Write out the data below in full, unchanged, minus the images.

- INFORMATION SHOWN:
======

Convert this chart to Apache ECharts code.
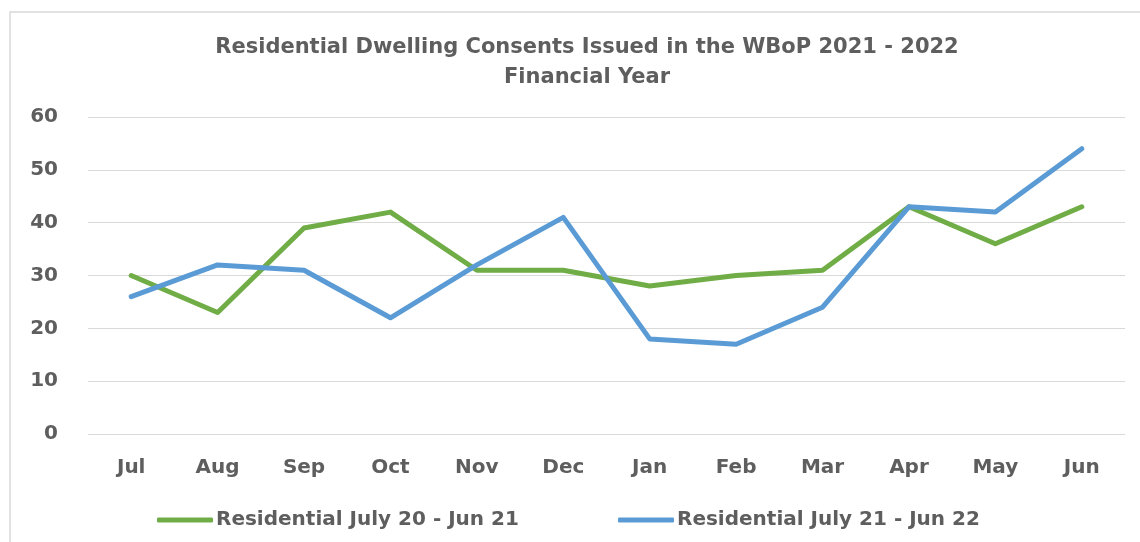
<!DOCTYPE html>
<html><head><meta charset="utf-8">
<script src="https://cdn.jsdelivr.net/npm/echarts@6/dist/echarts.min.js"></script>
<style>html,body{margin:0;padding:0;background:#fff}#c{width:1140px;height:542px}</style>
</head><body><div id="c"></div>
<script>
const categories = ['Jul','Aug','Sep','Oct','Nov','Dec','Jan','Feb','Mar','Apr','May','Jun'];
const series2021 = [30, 23, 39, 42, 31, 31, 28, 30, 31, 43, 36, 43];
const series2122 = [26, 32, 31, 22, 32, 41, 18, 17, 24, 43, 42, 54];
const seriesNames = ['Residential July 20 - Jun 21', 'Residential July 21 - Jun 22'];
const titleText = 'Residential Dwelling Consents Issued in the WBoP 2021 - 2022\nFinancial Year';

const FONT = '"DejaVu Sans", sans-serif';
const TXT = '#5e5e5e';
const legendText = { fontFamily: FONT, fontSize: 20, fontWeight: 'bold', color: TXT, padding: [0, 0, 0, -2] };
const chart = echarts.init(document.getElementById('c'));
chart.setOption({
  animation: false,
  backgroundColor: '#fff',
  graphic: [{
    type: 'rect', shape: { x: 10, y: 12, width: 1300, height: 700 },
    style: { fill: 'none', stroke: '#d9d9d9', lineWidth: 1.5 }, silent: true
  }],
  title: {
    text: titleText, left: 582, textAlign: 'center', top: 28,
    textStyle: { fontFamily: FONT, fontSize: 21, fontWeight: 'bold', color: TXT, lineHeight: 30 }
  },
  legend: [
    { left: 152, top: 505, itemWidth: 56, itemHeight: 5, icon: 'roundRect',
      textStyle: legendText, data: [seriesNames[0]] },
    { left: 613, top: 505, itemWidth: 56, itemHeight: 5, icon: 'roundRect',
      textStyle: legendText, data: [seriesNames[1]] }
  ],
  grid: { left: 88, right: 15, top: 117, bottom: 108, containLabel: false },
  xAxis: {
    type: 'category', data: categories, boundaryGap: true,
    axisLine: { show: false }, axisTick: { show: false },
    axisLabel: { fontFamily: FONT, fontSize: 20, fontWeight: 'bold', color: TXT, margin: 24 }
  },
  yAxis: {
    type: 'value', min: 0, max: 60, interval: 10,
    axisLine: { show: false }, axisTick: { show: false },
    axisLabel: { fontFamily: FONT, fontSize: 20, fontWeight: 'bold', color: TXT, margin: 30 },
    splitLine: { lineStyle: { color: '#d9d9d9', width: 1.2 } }
  },
  series: [
    { name: seriesNames[0], type: 'line', data: series2021, symbol: 'none',
      lineStyle: { color: '#70ad47', width: 5, cap: 'round', join: 'round' }, itemStyle: { color: '#70ad47' } },
    { name: seriesNames[1], type: 'line', data: series2122, symbol: 'none',
      lineStyle: { color: '#5b9bd5', width: 5, cap: 'round', join: 'round' }, itemStyle: { color: '#5b9bd5' } }
  ]
});
</script></body></html>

======

- ANSWER TO THE TASK:
Convert this chart to Apache ECharts code.
<!DOCTYPE html>
<html><head><meta charset="utf-8">
<script src="https://cdn.jsdelivr.net/npm/echarts@6/dist/echarts.min.js"></script>
<style>html,body{margin:0;padding:0;background:#fff}#c{width:1140px;height:542px}</style>
</head><body><div id="c"></div>
<script>
const categories = ['Jul','Aug','Sep','Oct','Nov','Dec','Jan','Feb','Mar','Apr','May','Jun'];
const series2021 = [30, 23, 39, 42, 31, 31, 28, 30, 31, 43, 36, 43];
const series2122 = [26, 32, 31, 22, 32, 41, 18, 17, 24, 43, 42, 54];
const seriesNames = ['Residential July 20 - Jun 21', 'Residential July 21 - Jun 22'];
const titleText = 'Residential Dwelling Consents Issued in the WBoP 2021 - 2022\nFinancial Year';

const FONT = '"DejaVu Sans", sans-serif';
const TXT = '#5e5e5e';
const legendText = { fontFamily: FONT, fontSize: 20, fontWeight: 'bold', color: TXT, padding: [0, 0, 0, -2] };
const chart = echarts.init(document.getElementById('c'));
chart.setOption({
  animation: false,
  backgroundColor: '#fff',
  graphic: [{
    type: 'rect', shape: { x: 10, y: 12, width: 1300, height: 700 },
    style: { fill: 'none', stroke: '#d9d9d9', lineWidth: 1.5 }, silent: true
  }],
  title: {
    text: titleText, left: 582, textAlign: 'center', top: 28,
    textStyle: { fontFamily: FONT, fontSize: 21, fontWeight: 'bold', color: TXT, lineHeight: 30 }
  },
  legend: [
    { left: 152, top: 505, itemWidth: 56, itemHeight: 5, icon: 'roundRect',
      textStyle: legendText, data: [seriesNames[0]] },
    { left: 613, top: 505, itemWidth: 56, itemHeight: 5, icon: 'roundRect',
      textStyle: legendText, data: [seriesNames[1]] }
  ],
  grid: { left: 88, right: 15, top: 117, bottom: 108, containLabel: false },
  xAxis: {
    type: 'category', data: categories, boundaryGap: true,
    axisLine: { show: false }, axisTick: { show: false },
    axisLabel: { fontFamily: FONT, fontSize: 20, fontWeight: 'bold', color: TXT, margin: 24 }
  },
  yAxis: {
    type: 'value', min: 0, max: 60, interval: 10,
    axisLine: { show: false }, axisTick: { show: false },
    axisLabel: { fontFamily: FONT, fontSize: 20, fontWeight: 'bold', color: TXT, margin: 30 },
    splitLine: { lineStyle: { color: '#d9d9d9', width: 1.2 } }
  },
  series: [
    { name: seriesNames[0], type: 'line', data: series2021, symbol: 'none',
      lineStyle: { color: '#70ad47', width: 5, cap: 'round', join: 'round' }, itemStyle: { color: '#70ad47' } },
    { name: seriesNames[1], type: 'line', data: series2122, symbol: 'none',
      lineStyle: { color: '#5b9bd5', width: 5, cap: 'round', join: 'round' }, itemStyle: { color: '#5b9bd5' } }
  ]
});
</script></body></html>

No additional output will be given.